A total of 31 state and local public health departments have achieved the accreditation status. Those awarded March 19 included:
  • Columbus Public Health, Columbus, OH
  • Cook County Department of Public Health, Oak Forest, IL
  • Delaware General Health District, Delaware, OH
  • Hennepin County Human Services and Public Health Department, Minneapolis, MN
  • Loudoun Health District, Leesburg, VA
  • Marion County Health Department, Salem, OR
  • Missoula City-County Health Department, Missoula, MT
  • Oneida County Health Department, Rhinelander, WI
  • Tooele County Health Department, Tooele, UT
“Nine more health departments have demonstrated their commitment to ongoing performance management and quality improvement, and we are so pleased to confer accreditation on them to recognize those efforts,” said PHAB President and CEO Kaye Bender, PhD, RN, FAAN. “We are excited because with these accreditations, we have added five new states — Minnesota, Montana, Oregon, Utah, and Virginia — to the growing ranks of states with at least one nationally accredited health department.”

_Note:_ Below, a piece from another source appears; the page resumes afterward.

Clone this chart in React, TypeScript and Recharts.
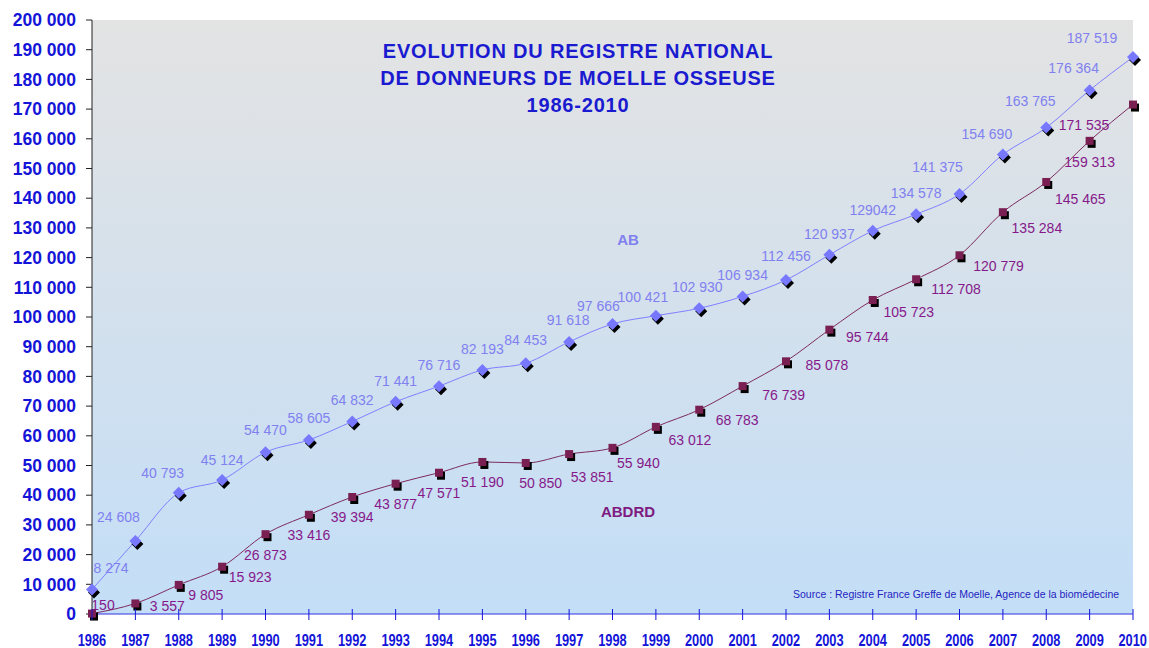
import React from 'react';
import { LineChart, Line, XAxis, YAxis, CartesianGrid } from 'recharts';

const YEARS = ['1986', '1987', '1988', '1989', '1990', '1991', '1992', '1993', '1994', '1995', '1996', '1997', '1998', '1999', '2000', '2001', '2002', '2003', '2004', '2005', '2006', '2007', '2008', '2009', '2010'];
const AB = [8274, 24608, 40793, 45124, 54470, 58605, 64832, 71441, 76716, 82193, 84453, 91618, 97666, 100421, 102930, 106934, 112456, 120937, 129042, 134578, 141375, 154690, 163765, 176364, 187519];
const ABDRD = [150, 3557, 9805, 15923, 26873, 33416, 39394, 43877, 47571, 51190, 50850, 53851, 55940, 63012, 68783, 76739, 85078, 95744, 105723, 112708, 120779, 135284, 145465, 159313, 171535];
const Y_TICKS = [0, 10000, 20000, 30000, 40000, 50000, 60000, 70000, 80000, 90000, 100000, 110000, 120000, 130000, 140000, 150000, 160000, 170000, 180000, 190000, 200000];
const UNGROUPED_LABELS = new Set([129042]);

const TITLE_LINES = ['EVOLUTION DU REGISTRE NATIONAL', 'DE DONNEURS DE MOELLE OSSEUSE', '1986-2010'];
const SOURCE = 'Source : Registre France Greffe de Moelle, Agence de la biomédecine';

const data = YEARS.map((year, i) => ({ year, ab: AB[i], abdrd: ABDRD[i] }));

// label placement offsets (dx, dy) from each point
const AB_OFF: [number, number][] = [
  [19, -21], [-17, -24], [-16, -20], [0, -20], [0, -22], [0, -22], [0, -21], [0, -21], [0, -21], [0, -21],
  [0, -23], [-1, -22], [-14, -18], [-13, -19], [-2, -21], [0, -21], [0, -24], [0, -21], [0, -21], [0, -21],
  [-22, -27], [-16, -21], [-16, -27], [-16, -22], [-41, -19],
];
const ABDRD_OFF: [number, number][] = [
  [11, -9], [32, 3], [27, 10], [28, 10], [0, 21], [0, 20], [0, 20], [0, 20], [0, 20], [0, 20],
  [15, 20], [23, 23], [26, 15], [34, 13], [38, 10], [41, 9], [41, 4], [38, 7], [36, 12], [40, 10],
  [39, 11], [34, 16], [34, 17], [0, 21], [-49, 20],
];

const fmt = (v: number) => {
  if (UNGROUPED_LABELS.has(v) || v < 1000) return String(v);
  return `${Math.floor(v / 1000)} ${String(v % 1000).padStart(3, '0')}`;
};

const FONT = '"Liberation Sans", Arial, sans-serif';
const AB_COLOR = '#8080ff';
const AB_TEXT = '#8080f0';
const ABDRD_LINE = '#7d2a5e';
const ABDRD_FILL = '#7a1f52';
const ABDRD_TEXT = '#86198a';
const AXIS_BLUE = '#1414d8';

const Diamond = (props: any) => {
  const { cx, cy, index } = props;
  if (cx == null || cy == null) return <g key={`d-${index}`} />;
  const s = 6;
  const p = (x: number, y: number) => `M${x},${y - s}L${x + s},${y}L${x},${y + s}L${x - s},${y}Z`;
  return (
    <g key={`d-${index}`}>
      <path d={p(cx + 2, cy + 3)} fill="#000" />
      <path d={p(cx, cy)} fill="#7878ff" />
    </g>
  );
};

const Square = (props: any) => {
  const { cx, cy, index } = props;
  if (cx == null || cy == null) return <g key={`s-${index}`} />;
  return (
    <g key={`s-${index}`}>
      <rect x={cx - 4 + 2} y={cy - 4 + 3} width={8} height={8} fill="#000" />
      <rect x={cx - 4} y={cy - 4} width={8} height={8} fill={ABDRD_FILL} />
    </g>
  );
};

const makeLabel = (offs: [number, number][], color: string) => (props: any) => {
  const { x, y, value, index } = props;
  const [dx, dy] = offs[index] || [0, 0];
  return (
    <text
      key={`l-${index}`}
      x={x + dx}
      y={y + dy}
      textAnchor="middle"
      dominantBaseline="central"
      fill={color}
      fontFamily={FONT}
      fontSize={14}
    >
      {fmt(value)}
    </text>
  );
};

const XTick = (props: any) => {
  const { x, payload, index } = props;
  const last = index === YEARS.length - 1;
  return (
    <g>
      <line x1={x} x2={x} y1={614 - 5} y2={614 + 6} stroke={AXIS_BLUE} strokeWidth={1} />
      <text
        x={last ? x + 14 : x}
        y={640}
        textAnchor={last ? 'end' : 'middle'}
        dominantBaseline="central"
        fill={AXIS_BLUE}
        fontFamily={FONT}
        fontWeight="bold"
        fontSize={17}
        textLength={28.5}
        lengthAdjust="spacingAndGlyphs"
      >
        {payload.value}
      </text>
    </g>
  );
};

export default function App() {
  return (
    <div style={{ position: 'relative', width: 1149, height: 648, background: '#fff' }}>
      <style>{'body{margin:0;}'}</style>
      <LineChart width={1149} height={648} data={data} margin={{ top: 20, right: 16, left: 0, bottom: 0 }}>
        <defs>
          <linearGradient id="bgGrad" x1="0" y1="0" x2="0" y2="1">
            <stop offset="0%" stopColor="#e3e3e3" />
            <stop offset="100%" stopColor="#c3def7" />
          </linearGradient>
        </defs>
        <CartesianGrid horizontal={false} vertical={false} fill="url(#bgGrad)" />
        <XAxis
          dataKey="year"
          height={34}
          axisLine={{ stroke: '#3030e0', strokeWidth: 1 }}
          tickLine={false}
          tickSize={0}
          tickMargin={0}
          interval={0}
          tick={<XTick />}
        />
        <YAxis
          width={92}
          domain={[0, 200000]}
          ticks={Y_TICKS}
          interval={0}
          axisLine={{ stroke: '#222', strokeWidth: 1 }}
          tickLine={{ stroke: '#222', strokeWidth: 1 }}
          tickSize={6}
          tickMargin={10}
          tickFormatter={(v: number) => fmt(v)}
          tick={{ fill: AXIS_BLUE, fontFamily: FONT, fontWeight: 'bold', fontSize: 17.5 }}
        />
        <Line
          type="monotone"
          dataKey="ab"
          stroke={AB_COLOR}
          strokeWidth={1}
          dot={Diamond}
          activeDot={false}
          label={makeLabel(AB_OFF, AB_TEXT)}
          isAnimationActive={false}
        />
        <Line
          type="monotone"
          dataKey="abdrd"
          stroke={ABDRD_LINE}
          strokeWidth={1}
          dot={Square}
          activeDot={false}
          label={makeLabel(ABDRD_OFF, ABDRD_TEXT)}
          isAnimationActive={false}
        />
      </LineChart>
      <div
        style={{
          position: 'absolute',
          left: 328,
          top: 38,
          width: 500,
          textAlign: 'center',
          color: '#1a1ad0',
          fontFamily: FONT,
          fontWeight: 'bold',
          fontSize: 20,
          letterSpacing: 0.8,
          lineHeight: '27px',
        }}
      >
        {TITLE_LINES.map((t) => (
          <div key={t}>{t}</div>
        ))}
      </div>
      <div style={{ position: 'absolute', left: 598, top: 231, width: 60, textAlign: 'center', color: '#8080ee', fontFamily: FONT, fontWeight: 'bold', fontSize: 15 }}>AB</div>
      <div style={{ position: 'absolute', left: 588, top: 503, width: 80, textAlign: 'center', color: '#7e1a80', fontFamily: FONT, fontWeight: 'bold', fontSize: 15 }}>ABDRD</div>
      <div style={{ position: 'absolute', left: 793, top: 588, whiteSpace: 'nowrap', color: '#2424c0', fontFamily: FONT, fontSize: 10.5 }}>{SOURCE}</div>
    </div>
  );
}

Sixteen states across the nation now boast at least one nationally accredited health department, including Colorado, 1; Illinois, 3; Kentucky, 3; Michigan, 1; Minnesota, 1; Missouri, 1; Montana, 1; New York, 1; North Carolina, 1; Ohio, 4; Oklahoma, 4; Oregon, 1; Utah, 1; Virginia, 1; Washington, 2; and Wisconsin, 5.

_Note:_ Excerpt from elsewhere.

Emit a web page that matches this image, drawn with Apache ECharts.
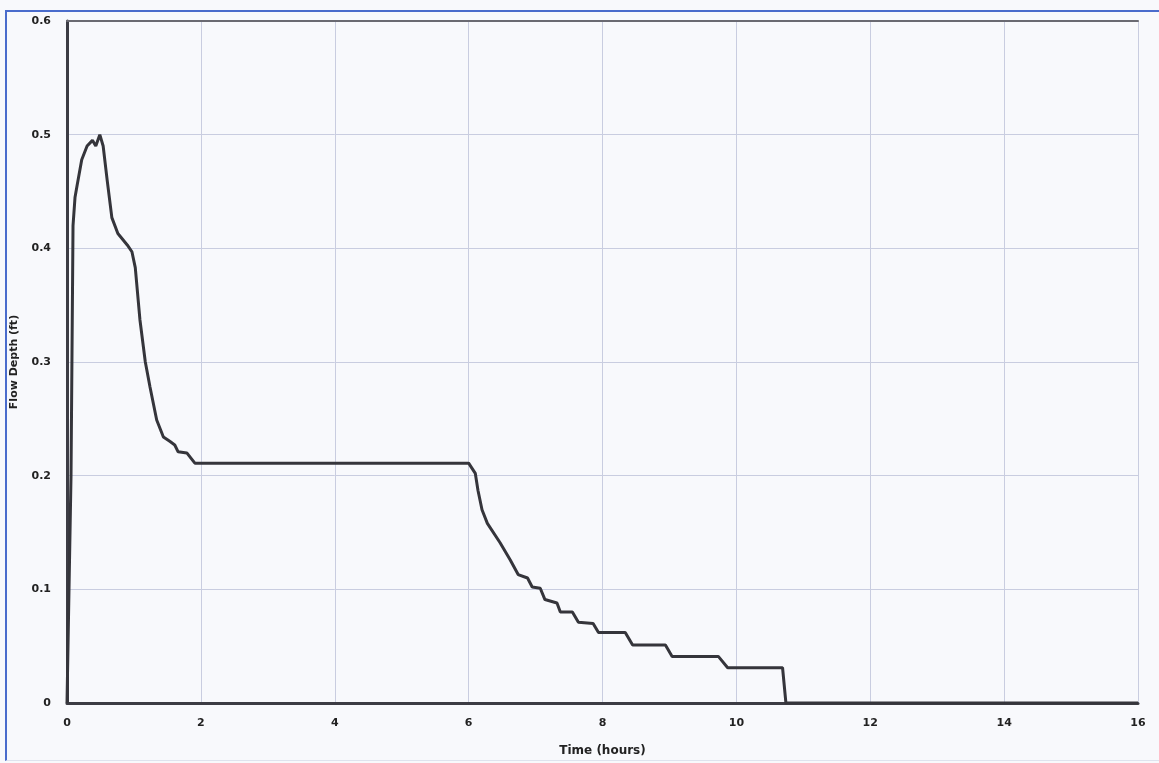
<!DOCTYPE html>
<html>
<head>
<meta charset="utf-8">
<script src="https://cdn.jsdelivr.net/npm/echarts@6/dist/echarts.min.js"></script>
<style>
html,body{margin:0;padding:0;background:#f8f9fc;}
#frame{position:absolute;left:5px;top:10px;width:1154px;height:751px;border-left:2px solid #4a6ccc;border-top:2px solid #4a6ccc;border-bottom:1px solid #dfe3ee;box-sizing:border-box;}
#chart{position:absolute;left:0;top:0;width:1159px;height:763px;}
</style>
</head>
<body>
<div id="frame"></div>
<div id="chart"></div>
<script>
const timeHours = [0, 0.06, 0.09, 0.12, 0.15, 0.22, 0.30, 0.38, 0.43, 0.49, 0.54, 0.60, 0.67, 0.76, 0.90, 0.97, 1.02, 1.09, 1.17, 1.24, 1.34, 1.44, 1.54, 1.61, 1.66, 1.79, 1.91, 2.0, 6.0, 6.1, 6.14, 6.2, 6.28, 6.47, 6.62, 6.74, 6.88, 6.95, 7.07, 7.14, 7.32, 7.37, 7.55, 7.64, 7.86, 7.94, 8.34, 8.45, 8.94, 9.04, 9.73, 9.87, 10.69, 10.74, 16];
const flowDepth = [0, 0.20, 0.42, 0.445, 0.455, 0.478, 0.49, 0.495, 0.49, 0.50, 0.49, 0.46, 0.427, 0.413, 0.403, 0.397, 0.383, 0.337, 0.30, 0.278, 0.249, 0.234, 0.23, 0.227, 0.221, 0.22, 0.211, 0.211, 0.211, 0.202, 0.187, 0.17, 0.158, 0.141, 0.126, 0.113, 0.110, 0.102, 0.101, 0.091, 0.088, 0.080, 0.080, 0.071, 0.070, 0.062, 0.062, 0.051, 0.051, 0.041, 0.041, 0.031, 0.031, 0, 0];
const xTitle = "Time (hours)";
const yTitle = "Flow Depth (ft)";

const pts = timeHours.map((t, i) => [t, flowDepth[i]]);
const chart = echarts.init(document.getElementById('chart'), null, {renderer: 'canvas'});
const labelStyle = {fontFamily: 'DejaVu Sans', fontWeight: 'bold', fontSize: 11, color: '#222'};
chart.setOption({
  backgroundColor: 'transparent',
  animation: false,
  grid: {left: 67, right: 21, top: 21, bottom: 60},
  xAxis: [{
    type: 'value', min: 0, max: 16, interval: 2,
    name: xTitle, nameLocation: 'middle', nameGap: 42,
    nameTextStyle: {fontFamily: 'DejaVu Sans', fontWeight: 'bold', fontSize: 12, color: '#222'},
    axisLine: {show: true, onZero: false, lineStyle: {color: '#3c3c44', width: 3}},
    axisTick: {show: false},
    axisLabel: Object.assign({margin: 15}, labelStyle),
    splitLine: {show: true, lineStyle: {color: '#c9cde0', width: 1}}
  }, {
    type: 'value', min: 0, max: 16, interval: 2, position: 'top',
    axisLine: {show: true, onZero: false, lineStyle: {color: '#6a6a72', width: 2}},
    axisTick: {show: false}, axisLabel: {show: false}, splitLine: {show: false}
  }],
  yAxis: {
    type: 'value', min: 0, max: 0.6, interval: 0.1,
    name: yTitle, nameLocation: 'middle', nameGap: 47, nameRotate: 90,
    nameTextStyle: {fontFamily: 'DejaVu Sans', fontWeight: 'bold', fontSize: 11, color: '#222'},
    axisLine: {show: true, lineStyle: {color: '#3c3c44', width: 3}},
    axisTick: {show: false},
    axisLabel: Object.assign({margin: 16}, labelStyle),
    splitLine: {show: true, lineStyle: {color: '#c9cde0', width: 1}}
  },
  series: [{
    type: 'line',
    data: pts,
    showSymbol: false,
    smooth: false,
    lineStyle: {color: '#35353b', width: 3},
    z: 3
  }]
});
</script>
</body>
</html>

PHAB-accredited health departments range in size from small health departments serving communities of 37,000 to those serving large metropolitan areas of millions. Hundreds of health departments are currently preparing to seek national accreditation through the program, which launched in September 2011 after more than a decade in development.

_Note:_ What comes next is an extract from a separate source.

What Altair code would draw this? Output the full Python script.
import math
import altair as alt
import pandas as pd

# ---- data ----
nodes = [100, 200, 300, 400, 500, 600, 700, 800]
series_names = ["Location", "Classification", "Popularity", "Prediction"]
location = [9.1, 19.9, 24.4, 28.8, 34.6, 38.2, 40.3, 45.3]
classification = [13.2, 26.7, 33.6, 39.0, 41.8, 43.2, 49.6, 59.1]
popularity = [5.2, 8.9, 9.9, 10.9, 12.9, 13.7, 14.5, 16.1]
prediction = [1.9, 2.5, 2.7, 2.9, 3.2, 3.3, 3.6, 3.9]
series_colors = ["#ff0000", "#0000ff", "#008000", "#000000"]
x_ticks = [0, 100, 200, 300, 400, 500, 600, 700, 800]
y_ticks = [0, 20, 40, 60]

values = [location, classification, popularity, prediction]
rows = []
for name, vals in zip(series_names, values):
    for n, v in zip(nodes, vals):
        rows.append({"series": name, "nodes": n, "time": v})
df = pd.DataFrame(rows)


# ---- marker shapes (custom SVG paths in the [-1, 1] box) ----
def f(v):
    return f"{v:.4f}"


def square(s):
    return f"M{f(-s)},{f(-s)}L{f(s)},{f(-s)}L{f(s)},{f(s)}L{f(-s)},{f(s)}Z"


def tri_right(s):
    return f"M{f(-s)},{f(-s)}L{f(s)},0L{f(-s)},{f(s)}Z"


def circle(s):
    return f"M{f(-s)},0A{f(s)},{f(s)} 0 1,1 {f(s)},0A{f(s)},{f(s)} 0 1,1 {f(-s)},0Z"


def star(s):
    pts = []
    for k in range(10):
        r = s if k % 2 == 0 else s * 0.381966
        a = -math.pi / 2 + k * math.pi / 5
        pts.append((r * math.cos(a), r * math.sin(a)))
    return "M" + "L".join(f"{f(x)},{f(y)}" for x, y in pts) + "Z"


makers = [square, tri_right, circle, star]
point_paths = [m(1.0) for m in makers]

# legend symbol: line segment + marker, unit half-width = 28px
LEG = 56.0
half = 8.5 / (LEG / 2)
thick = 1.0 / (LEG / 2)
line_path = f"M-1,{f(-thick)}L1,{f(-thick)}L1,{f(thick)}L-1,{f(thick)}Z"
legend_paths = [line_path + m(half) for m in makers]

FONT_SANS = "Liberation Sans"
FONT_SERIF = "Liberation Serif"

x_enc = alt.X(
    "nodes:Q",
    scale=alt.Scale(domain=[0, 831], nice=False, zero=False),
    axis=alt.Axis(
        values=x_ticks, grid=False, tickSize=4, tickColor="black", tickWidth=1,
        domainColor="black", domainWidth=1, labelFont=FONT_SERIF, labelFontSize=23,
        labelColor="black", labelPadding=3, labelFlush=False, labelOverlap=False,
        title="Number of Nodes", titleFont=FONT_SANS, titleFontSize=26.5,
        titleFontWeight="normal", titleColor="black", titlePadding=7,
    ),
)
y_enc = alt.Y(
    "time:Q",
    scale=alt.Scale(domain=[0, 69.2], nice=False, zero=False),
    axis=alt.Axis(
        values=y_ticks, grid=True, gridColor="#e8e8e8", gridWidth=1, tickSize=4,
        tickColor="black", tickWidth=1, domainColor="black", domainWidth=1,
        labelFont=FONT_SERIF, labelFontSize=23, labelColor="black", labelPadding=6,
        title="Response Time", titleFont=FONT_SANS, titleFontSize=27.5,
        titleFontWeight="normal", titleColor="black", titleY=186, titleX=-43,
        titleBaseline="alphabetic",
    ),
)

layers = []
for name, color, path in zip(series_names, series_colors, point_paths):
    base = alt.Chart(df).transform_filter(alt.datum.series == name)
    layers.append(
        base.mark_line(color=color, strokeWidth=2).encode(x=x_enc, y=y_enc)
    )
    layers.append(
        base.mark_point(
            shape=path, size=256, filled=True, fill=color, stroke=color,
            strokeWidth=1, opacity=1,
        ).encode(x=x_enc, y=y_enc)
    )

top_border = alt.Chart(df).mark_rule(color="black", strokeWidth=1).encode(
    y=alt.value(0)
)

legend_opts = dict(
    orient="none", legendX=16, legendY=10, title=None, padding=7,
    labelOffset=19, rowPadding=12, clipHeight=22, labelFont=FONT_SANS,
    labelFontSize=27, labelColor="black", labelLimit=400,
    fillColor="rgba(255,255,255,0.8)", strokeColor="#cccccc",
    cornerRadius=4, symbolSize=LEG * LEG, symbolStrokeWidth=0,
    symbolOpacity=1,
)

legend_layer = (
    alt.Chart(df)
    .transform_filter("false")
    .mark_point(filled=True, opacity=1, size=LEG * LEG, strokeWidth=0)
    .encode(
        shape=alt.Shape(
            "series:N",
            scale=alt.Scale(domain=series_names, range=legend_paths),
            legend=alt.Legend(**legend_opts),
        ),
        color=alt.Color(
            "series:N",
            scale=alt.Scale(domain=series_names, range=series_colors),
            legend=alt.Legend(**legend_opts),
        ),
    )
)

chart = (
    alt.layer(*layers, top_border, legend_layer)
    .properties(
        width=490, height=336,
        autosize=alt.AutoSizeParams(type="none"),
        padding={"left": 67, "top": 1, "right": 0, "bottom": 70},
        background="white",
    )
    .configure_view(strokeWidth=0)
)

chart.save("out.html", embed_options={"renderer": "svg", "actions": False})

The national accreditation program sets standards against which the nation’s more than 3,000 public health departments can continuously work to improve the quality of their services and performance. To receive national accreditation, a health department must undergo a rigorous, multi-faceted, peer-reviewed assessment process to ensure it meets or exceeds a set of public health quality standards and measures.